* START DATA EXCERPT *

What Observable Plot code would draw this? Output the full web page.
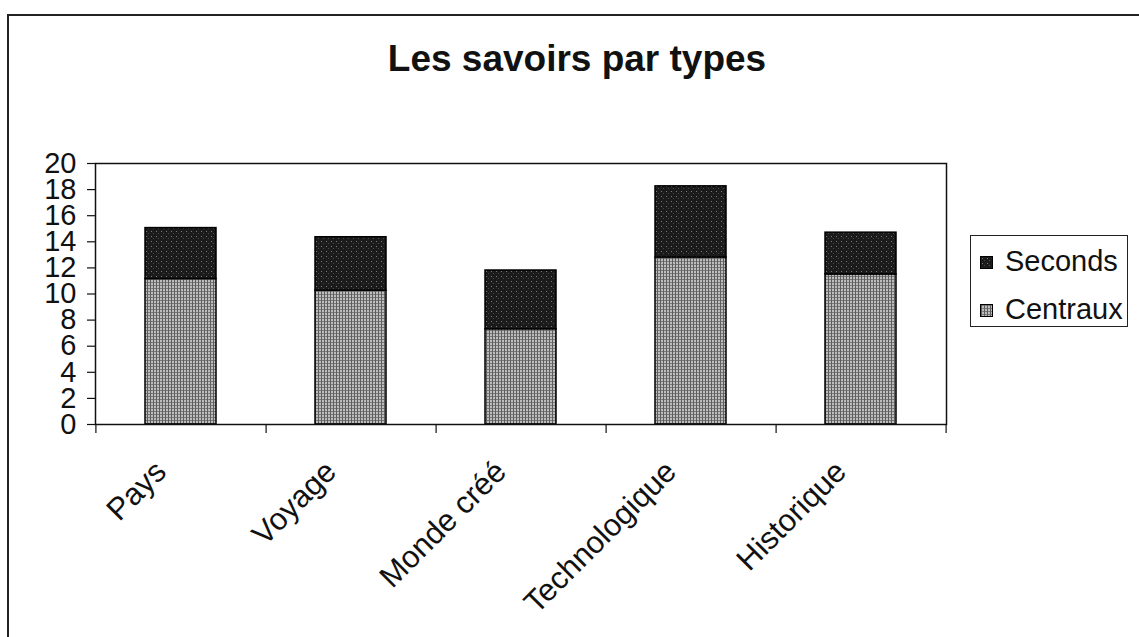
<!DOCTYPE html>
<html>
<head>
<meta charset="utf-8">
<script src="https://cdn.jsdelivr.net/npm/d3@7"></script>
<script src="https://cdn.jsdelivr.net/npm/@observablehq/plot@0.6"></script>
<style>
  html, body { margin: 0; padding: 0; background: #fff; overflow: hidden; }
  #wrap { position: relative; width: 1139px; height: 637px; font-family: "Liberation Sans", Arial, sans-serif; }
  #border { position: absolute; left: 7px; top: 14px; width: 1200px; height: 700px; border: 2px solid #222; box-sizing: border-box; }
  #title { position: absolute; left: 0; width: 1154px; top: 38px; text-align: center; font-size: 37px; font-weight: bold; color: #111; }
  #chart { position: absolute; left: 0; top: 0; }
  #legend { position: absolute; left: 970px; top: 235px; width: 158px; height: 92px; border: 1.5px solid #222; box-sizing: border-box; background: #fff; }
  .item { position: absolute; left: 9px; font-size: 29px; color: #111; line-height: 1; white-space: nowrap; }
  .sw { display: inline-block; width: 13px; height: 13px; border: 1px solid #000; box-sizing: border-box; vertical-align: 2px; margin-right: 12px; }
</style>
</head>
<body>
<svg width="0" height="0" style="position:absolute">
  <defs>
    <pattern id="patC" width="3" height="3" patternUnits="userSpaceOnUse">
      <rect width="3" height="3" fill="#bdbdbd"/>
      <rect x="0" y="0" width="1" height="3" fill="#5e5e5e"/>
      <rect x="1" y="0" width="2" height="1" fill="#7a7a7a"/>
    </pattern>
    <pattern id="patS" width="5" height="5" patternUnits="userSpaceOnUse">
      <rect width="5" height="5" fill="#1b1b1b"/>
      <rect x="1" y="1" width="1" height="1" fill="#7a7a7a"/>
      <rect x="3" y="3" width="1" height="1" fill="#4a4a4a"/>
    </pattern>
  </defs>
</svg>
<div id="wrap">
  <div id="border"></div>
  <div id="title">Les savoirs par types</div>
  <div id="chart"></div>
  <div id="legend"></div>
</div>
<script>
const categories = ["Pays", "Voyage", "Monde créé", "Technologique", "Historique"];
const seriesNames = ["Centraux", "Seconds"];
const centraux = [11.15, 10.25, 7.3, 12.8, 11.5];
const seconds = [3.9, 4.1, 4.5, 5.45, 3.2];
const yTicks = [0, 2, 4, 6, 8, 10, 12, 14, 16, 18, 20];
const legendOrder = ["Seconds", "Centraux"];

const fills = {Centraux: "url(#patC)", Seconds: "url(#patS)"};

const rows = [];
categories.forEach((c, i) => {
  rows.push({cat: c, series: "Centraux", value: centraux[i]});
  rows.push({cat: c, series: "Seconds", value: seconds[i]});
});

const W = 1139, H = 637;
const mL = 95, mR = 193, mT = 163, mB = 213;
const step = (W - mL - mR) / categories.length;

const chart = Plot.plot({
  width: W,
  height: H,
  marginLeft: mL,
  marginRight: mR,
  marginTop: mT,
  marginBottom: mB,
  style: {fontFamily: "'Liberation Sans', Arial, sans-serif", color: "#111", background: "transparent"},
  x: {domain: categories, paddingInner: 0.58, paddingOuter: 0.29},
  y: {domain: [0, 20]},
  color: {domain: seriesNames, range: seriesNames.map(s => fills[s])},
  marks: [
    Plot.barY(rows, Plot.stackY({x: "cat", y: "value", fill: "series", stroke: "#000", strokeWidth: 1.5})),
    Plot.frame({stroke: "#111", strokeWidth: 1.5}),
    Plot.axisY({ticks: yTicks, tickSize: 8, tickPadding: 11, fontSize: 29, label: null, strokeWidth: 1.2}),
    Plot.axisX({text: null, tickSize: 9, dx: step / 2, strokeWidth: 1.2, label: null}),
    Plot.axisX({ticks: [categories[0]], text: null, tickSize: 9, dx: -step / 2, strokeWidth: 1.2, label: null}),
    Plot.axisX({tickSize: 0, tickRotate: -45, tickPadding: 42, fontSize: 31, label: null, dx: -20})
  ]
});
document.getElementById("chart").appendChild(chart);

const legend = document.getElementById("legend");
legendOrder.forEach((s, i) => {
  const d = document.createElement("div");
  d.className = "item";
  d.style.top = (11 + i * 48) + "px";
  d.innerHTML = `<span class="sw"><svg width="11" height="11" style="display:block"><rect width="11" height="11" fill="${fills[s]}"/></svg></span>${s}`;
  legend.appendChild(d);
});
</script>
</body>
</html>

* END DATA EXCERPT *

WORK TO COMPLETE: Repeat the listing verbatim. Skip the pictures.

FINISHED EXERCISE:
What Observable Plot code would draw this? Output the full web page.
<!DOCTYPE html>
<html>
<head>
<meta charset="utf-8">
<script src="https://cdn.jsdelivr.net/npm/d3@7"></script>
<script src="https://cdn.jsdelivr.net/npm/@observablehq/plot@0.6"></script>
<style>
  html, body { margin: 0; padding: 0; background: #fff; overflow: hidden; }
  #wrap { position: relative; width: 1139px; height: 637px; font-family: "Liberation Sans", Arial, sans-serif; }
  #border { position: absolute; left: 7px; top: 14px; width: 1200px; height: 700px; border: 2px solid #222; box-sizing: border-box; }
  #title { position: absolute; left: 0; width: 1154px; top: 38px; text-align: center; font-size: 37px; font-weight: bold; color: #111; }
  #chart { position: absolute; left: 0; top: 0; }
  #legend { position: absolute; left: 970px; top: 235px; width: 158px; height: 92px; border: 1.5px solid #222; box-sizing: border-box; background: #fff; }
  .item { position: absolute; left: 9px; font-size: 29px; color: #111; line-height: 1; white-space: nowrap; }
  .sw { display: inline-block; width: 13px; height: 13px; border: 1px solid #000; box-sizing: border-box; vertical-align: 2px; margin-right: 12px; }
</style>
</head>
<body>
<svg width="0" height="0" style="position:absolute">
  <defs>
    <pattern id="patC" width="3" height="3" patternUnits="userSpaceOnUse">
      <rect width="3" height="3" fill="#bdbdbd"/>
      <rect x="0" y="0" width="1" height="3" fill="#5e5e5e"/>
      <rect x="1" y="0" width="2" height="1" fill="#7a7a7a"/>
    </pattern>
    <pattern id="patS" width="5" height="5" patternUnits="userSpaceOnUse">
      <rect width="5" height="5" fill="#1b1b1b"/>
      <rect x="1" y="1" width="1" height="1" fill="#7a7a7a"/>
      <rect x="3" y="3" width="1" height="1" fill="#4a4a4a"/>
    </pattern>
  </defs>
</svg>
<div id="wrap">
  <div id="border"></div>
  <div id="title">Les savoirs par types</div>
  <div id="chart"></div>
  <div id="legend"></div>
</div>
<script>
const categories = ["Pays", "Voyage", "Monde créé", "Technologique", "Historique"];
const seriesNames = ["Centraux", "Seconds"];
const centraux = [11.15, 10.25, 7.3, 12.8, 11.5];
const seconds = [3.9, 4.1, 4.5, 5.45, 3.2];
const yTicks = [0, 2, 4, 6, 8, 10, 12, 14, 16, 18, 20];
const legendOrder = ["Seconds", "Centraux"];

const fills = {Centraux: "url(#patC)", Seconds: "url(#patS)"};

const rows = [];
categories.forEach((c, i) => {
  rows.push({cat: c, series: "Centraux", value: centraux[i]});
  rows.push({cat: c, series: "Seconds", value: seconds[i]});
});

const W = 1139, H = 637;
const mL = 95, mR = 193, mT = 163, mB = 213;
const step = (W - mL - mR) / categories.length;

const chart = Plot.plot({
  width: W,
  height: H,
  marginLeft: mL,
  marginRight: mR,
  marginTop: mT,
  marginBottom: mB,
  style: {fontFamily: "'Liberation Sans', Arial, sans-serif", color: "#111", background: "transparent"},
  x: {domain: categories, paddingInner: 0.58, paddingOuter: 0.29},
  y: {domain: [0, 20]},
  color: {domain: seriesNames, range: seriesNames.map(s => fills[s])},
  marks: [
    Plot.barY(rows, Plot.stackY({x: "cat", y: "value", fill: "series", stroke: "#000", strokeWidth: 1.5})),
    Plot.frame({stroke: "#111", strokeWidth: 1.5}),
    Plot.axisY({ticks: yTicks, tickSize: 8, tickPadding: 11, fontSize: 29, label: null, strokeWidth: 1.2}),
    Plot.axisX({text: null, tickSize: 9, dx: step / 2, strokeWidth: 1.2, label: null}),
    Plot.axisX({ticks: [categories[0]], text: null, tickSize: 9, dx: -step / 2, strokeWidth: 1.2, label: null}),
    Plot.axisX({tickSize: 0, tickRotate: -45, tickPadding: 42, fontSize: 31, label: null, dx: -20})
  ]
});
document.getElementById("chart").appendChild(chart);

const legend = document.getElementById("legend");
legendOrder.forEach((s, i) => {
  const d = document.createElement("div");
  d.className = "item";
  d.style.top = (11 + i * 48) + "px";
  d.innerHTML = `<span class="sw"><svg width="11" height="11" style="display:block"><rect width="11" height="11" fill="${fills[s]}"/></svg></span>${s}`;
  legend.appendChild(d);
});
</script>
</body>
</html>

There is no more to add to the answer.